VectorSchemaRoot¶
A VectorSchemaRoot
is a container that can hold batches, batches flow through VectorSchemaRoot
as part of a pipeline. Note this is different from other implementations (i.e. in C++ and Python,
a RecordBatch
is a collection of equal-length vector instances and was created each time for a new batch).

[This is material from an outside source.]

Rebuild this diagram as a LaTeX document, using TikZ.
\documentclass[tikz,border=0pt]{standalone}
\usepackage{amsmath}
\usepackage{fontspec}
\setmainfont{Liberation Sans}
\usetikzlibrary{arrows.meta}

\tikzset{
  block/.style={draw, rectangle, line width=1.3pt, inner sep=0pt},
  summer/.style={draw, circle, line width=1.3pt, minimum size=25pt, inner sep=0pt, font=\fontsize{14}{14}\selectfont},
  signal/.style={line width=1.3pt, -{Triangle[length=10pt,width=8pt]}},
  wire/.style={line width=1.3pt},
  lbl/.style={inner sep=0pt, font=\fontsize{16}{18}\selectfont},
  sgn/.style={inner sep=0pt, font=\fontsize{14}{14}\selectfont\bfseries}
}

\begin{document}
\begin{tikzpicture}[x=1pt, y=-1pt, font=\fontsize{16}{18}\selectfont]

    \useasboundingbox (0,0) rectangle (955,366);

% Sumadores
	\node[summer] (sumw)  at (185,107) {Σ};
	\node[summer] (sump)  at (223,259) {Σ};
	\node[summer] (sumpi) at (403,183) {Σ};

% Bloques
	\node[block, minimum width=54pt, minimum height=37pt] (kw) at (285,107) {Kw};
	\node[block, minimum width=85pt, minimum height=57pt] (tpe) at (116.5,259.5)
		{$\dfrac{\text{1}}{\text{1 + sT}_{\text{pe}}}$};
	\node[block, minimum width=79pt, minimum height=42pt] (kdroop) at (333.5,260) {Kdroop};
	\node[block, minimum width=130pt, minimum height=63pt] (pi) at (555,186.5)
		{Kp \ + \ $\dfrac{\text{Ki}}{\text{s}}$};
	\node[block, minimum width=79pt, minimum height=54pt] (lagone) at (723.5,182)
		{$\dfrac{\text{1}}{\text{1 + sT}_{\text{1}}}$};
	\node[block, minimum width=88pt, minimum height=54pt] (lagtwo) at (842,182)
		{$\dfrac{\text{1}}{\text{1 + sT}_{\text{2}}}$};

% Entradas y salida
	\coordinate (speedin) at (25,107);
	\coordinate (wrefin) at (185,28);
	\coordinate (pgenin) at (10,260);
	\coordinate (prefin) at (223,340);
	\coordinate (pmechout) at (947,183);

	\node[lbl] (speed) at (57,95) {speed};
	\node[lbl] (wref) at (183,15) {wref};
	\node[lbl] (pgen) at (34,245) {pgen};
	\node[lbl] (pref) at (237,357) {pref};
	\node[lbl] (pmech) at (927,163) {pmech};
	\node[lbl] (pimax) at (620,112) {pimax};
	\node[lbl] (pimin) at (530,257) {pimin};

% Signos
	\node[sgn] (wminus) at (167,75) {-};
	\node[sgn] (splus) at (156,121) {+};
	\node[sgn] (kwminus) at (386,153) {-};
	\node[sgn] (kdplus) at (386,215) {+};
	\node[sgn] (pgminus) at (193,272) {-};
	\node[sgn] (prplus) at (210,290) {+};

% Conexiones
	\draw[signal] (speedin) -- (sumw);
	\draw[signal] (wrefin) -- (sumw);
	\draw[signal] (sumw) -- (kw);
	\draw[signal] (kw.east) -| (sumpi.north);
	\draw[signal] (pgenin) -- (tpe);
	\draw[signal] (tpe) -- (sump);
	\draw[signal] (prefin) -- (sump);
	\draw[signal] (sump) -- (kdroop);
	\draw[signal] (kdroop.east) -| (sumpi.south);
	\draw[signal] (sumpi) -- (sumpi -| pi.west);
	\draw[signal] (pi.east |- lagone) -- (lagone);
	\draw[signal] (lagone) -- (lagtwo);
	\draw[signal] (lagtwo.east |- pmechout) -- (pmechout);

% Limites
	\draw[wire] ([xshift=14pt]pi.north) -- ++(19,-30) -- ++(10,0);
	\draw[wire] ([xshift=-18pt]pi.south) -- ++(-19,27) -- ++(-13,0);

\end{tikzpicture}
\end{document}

The recommended usage for VectorSchemaRoot
is creating a single VectorSchemaRoot
based on the known schema and populated data over and over into the same VectorSchemaRoot in a stream
of batches rather than creating a new VectorSchemaRoot
instance each time
(see Numba or
ArrowFileWriter
for better understanding). Thus at any one point a VectorSchemaRoot may have data or
may have no data (say it was transferred downstream or not yet populated).

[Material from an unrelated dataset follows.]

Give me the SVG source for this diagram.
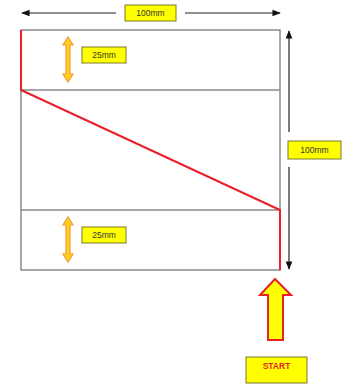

Here is the example of building a VectorSchemaRoot
BitVector bitVector = new BitVector("boolean", allocator);
VarCharVector varCharVector = new VarCharVector("varchar", allocator);
bitVector.allocateNew();
varCharVector.allocateNew();
for (int i = 0; i < 10; i++) {
bitVector.setSafe(i, i % 2 == 0 ? 0 : 1);
varCharVector.setSafe(i, ("test" + i).getBytes(StandardCharsets.UTF_8));
}
bitVector.setValueCount(10);
varCharVector.setValueCount(10);
List<Field> fields = Arrays.asList(bitVector.getField(), varCharVector.getField());
List<FieldVector> vectors = Arrays.asList(bitVector, varCharVector);
VectorSchemaRoot vectorSchemaRoot = new VectorSchemaRoot(fields, vectors);
The vectors within a VectorSchemaRoot
could be loaded/unloaded via VectorLoader
and VectorUnloader
.
VectorLoader
and VectorUnloader
handles converting between VectorSchemaRoot
and ArrowRecordBatch`(
representation of a RecordBatch :doc:`IPC
message). Examples as below
// create a VectorSchemaRoot root1 and convert its data into recordBatch
VectorSchemaRoot root1 = new VectorSchemaRoot(fields, vectors);
VectorUnloader unloader = new VectorUnloader(root1);
ArrowRecordBatch recordBatch = unloader.getRecordBatch();
// create a VectorSchemaRoot root2 and load the recordBatch
VectorSchemaRoot root2 = VectorSchemaRoot.create(root1.getSchema(), allocator);
VectorLoader loader = new VectorLoader(root2);
loader.load(recordBatch);
A new VectorSchemaRoot
could be sliced from an existing instance with zero-copy
// 0 indicates start index (inclusive) and 5 indicated length (exclusive).
VectorSchemaRoot newRoot = vectorSchemaRoot.slice(0, 5);